For the IBr2- Lewis structure, what is the number of pairs of nonbonding electrons on the central iodine atom

The Correct Answer and Explanation is:

Correct Answer: 3 pairs of nonbonding electrons

Explanation:

To determine the number of nonbonding electron pairs (lone pairs) on the central iodine atom in the IBr₂⁻ ion, we start by drawing its Lewis structure using the following steps:

1. Count total valence electrons:
   • Iodine (I) has 7 valence electrons.
   • Each bromine (Br) atom also has 7 valence electrons.
   • The negative charge (⁻1) adds 1 more electron.
   • Total = 7 (I) + 7 (Br) × 2 + 1 (charge) = 7 + 14 + 1 = 22 valence electrons
2. Choose the central atom:
   • Iodine is less electronegative than bromine and can expand its octet, so it is the central atom.
3. Form single bonds:
   • Connect iodine to two bromine atoms with single bonds.
   • Each bond uses 2 electrons, so 2 bonds use 4 electrons.
   • Remaining electrons = 22 – 4 = 18 electrons
4. Distribute remaining electrons:
   • Complete the octet on the bromine atoms first. Each Br needs 6 more electrons to complete its octet.
   • Two Br atoms × 6 electrons = 12 electrons.
   • Remaining electrons = 18 – 12 = 6 electrons
5. Place remaining electrons on iodine:
   • The remaining 6 electrons are placed on iodine as lone pairs.
   • 6 electrons = 3 pairs

So, the central iodine atom has 3 lone pairs (nonbonding pairs).

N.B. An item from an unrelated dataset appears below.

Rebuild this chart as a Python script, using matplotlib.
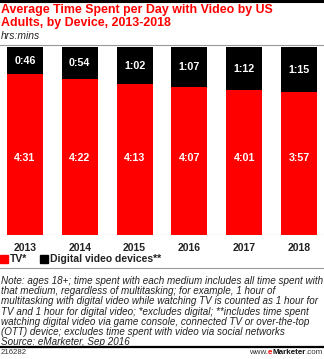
import numpy as np
import matplotlib.pyplot as plt
from matplotlib.lines import Line2D
from matplotlib.patches import Rectangle

W, H = 324, 359

years = ["2013", "2014", "2015", "2016", "2017", "2018"]
tv_labels = ["4:31", "4:22", "4:13", "4:07", "4:01", "3:57"]
digital_labels = ["0:46", "0:54", "1:02", "1:07", "1:12", "1:15"]
tv_minutes = [271, 262, 253, 247, 241, 237]
digital_minutes = [46, 54, 62, 67, 72, 75]

RED = "#ff0000"
BLACK = "#000000"

plt.rcParams['font.family'] = ['Liberation Sans', 'DejaVu Sans']


def fx(px):
    return px / W


def fy(py):
    return 1 - py / H


fig = plt.figure(figsize=(W / 100, H / 100), dpi=100)
fig.patch.set_facecolor("white")

# share of each day's total video time (bars are normalised to 100%)
tv = np.array(tv_minutes, dtype=float)
dig = np.array(digital_minutes, dtype=float)
total = tv + dig
tv_share = tv / total
dig_share = dig / total

ax = fig.add_axes([0, fy(235), 1, (235 - 47) / H])
x = np.arange(len(years))
ax.bar(x, tv_share, width=0.66, color=RED, edgecolor="none")
ax.bar(x, dig_share, bottom=tv_share, width=0.66, color=BLACK, edgecolor="none")
ax.set_xlim(-0.456, 5.456)
ax.set_ylim(0, 1)
for s in ax.spines.values():
    s.set_visible(False)
ax.set_xticks([])
ax.set_yticks([])
ax.axhline(0, color="#999999", lw=0.8)

for i in range(len(years)):
    ax.text(x[i], 0.41, tv_labels[i], ha="center", va="center",
            color="white", fontsize=7.7, fontweight="bold")
    ax.text(x[i], tv_share[i] + dig_share[i] / 2, digital_labels[i],
            ha="center", va="center", color="white", fontsize=7.7,
            fontweight="bold")
    ax.text(x[i], -0.04, years[i], ha="center", va="top",
            color="#222222", fontsize=7.5, fontweight="bold")

# header
fig.add_artist(Line2D([0, 1], [fy(1), fy(1)], color=BLACK, lw=2.2))
fig.text(fx(1), fy(10), "Average Time Spent per Day with Video by US",
         color=RED, fontsize=8.95, fontweight="bold", va="center")
fig.text(fx(1), fy(23), "Adults, by Device, 2013-2018",
         color=RED, fontsize=8.95, fontweight="bold", va="center")
fig.text(fx(1), fy(36), "hrs:mins", color="#222222", fontsize=7.5,
         style="italic", va="center")
fig.add_artist(Line2D([0, 1], [fy(45), fy(45)], color="#999999", lw=0.8))

# legend
fig.add_artist(Rectangle((fx(0), fy(263)), fx(8), 8 / H, color=RED))
fig.text(fx(10), fy(259), "TV*", color="#222222", fontsize=7.5,
         fontweight="bold", va="center")
fig.add_artist(Rectangle((fx(40), fy(263)), fx(8), 8 / H, color=BLACK))
fig.text(fx(50), fy(259), "Digital video devices**", color="#222222",
         fontsize=7.5, fontweight="bold", va="center")

fig.add_artist(Line2D([0, 1], [fy(268), fy(268)], color="#999999", lw=0.8))

note_lines = [
    "Note: ages 18+; time spent with each medium includes all time spent with",
    "that medium, regardless of multitasking; for example, 1 hour of",
    "multitasking with digital video while watching TV is counted as 1 hour for",
    "TV and 1 hour for digital video; *excludes digital; **includes time spent",
    "watching digital video via game console, connected TV or over-the-top",
    "(OTT) device; excludes time spent with video via social networks",
    "Source: eMarketer, Sep 2016",
]
for k, line in enumerate(note_lines):
    fig.text(fx(1), fy(281 + 10.2 * k), line, color="#222222", fontsize=7.1,
             style="italic", va="center")

# footer
fig.add_artist(Line2D([0, 1], [fy(346.5), fy(346.5)], color=BLACK, lw=1.6))
fig.text(fx(1), fy(353), "216282", color="#333333", fontsize=5.6, va="center")

# right-aligned pieces drawn from the right edge leftwards
parts = [(".com", "#333333", "normal"), ("Marketer", "#111111", "bold"),
         ("e", RED, "bold"), ("www.", "#333333", "normal")]
fig.canvas.draw()
renderer = fig.canvas.get_renderer()
xr = fx(323)
for text, col, wt in parts:
    tt = fig.text(xr, fy(353), text, color=col, fontsize=5.8, fontweight=wt,
                  va="center", ha="right")
    bb = tt.get_window_extent(renderer)
    xr -= bb.width / fig.bbox.width

fig.savefig("out.png", dpi=100)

These lone pairs influence the shape of the molecule. With 2 bonding pairs and 3 lone pairs, the electron geometry is trigonal bipyramidal, but the molecular shape is linear, since the 3 lone pairs occupy the equatorial positions and cancel out their repulsions, leaving the two bromine atoms 180 degrees apart.

Therefore, iodine in IBr₂⁻ has 3 pairs of nonbonding electrons.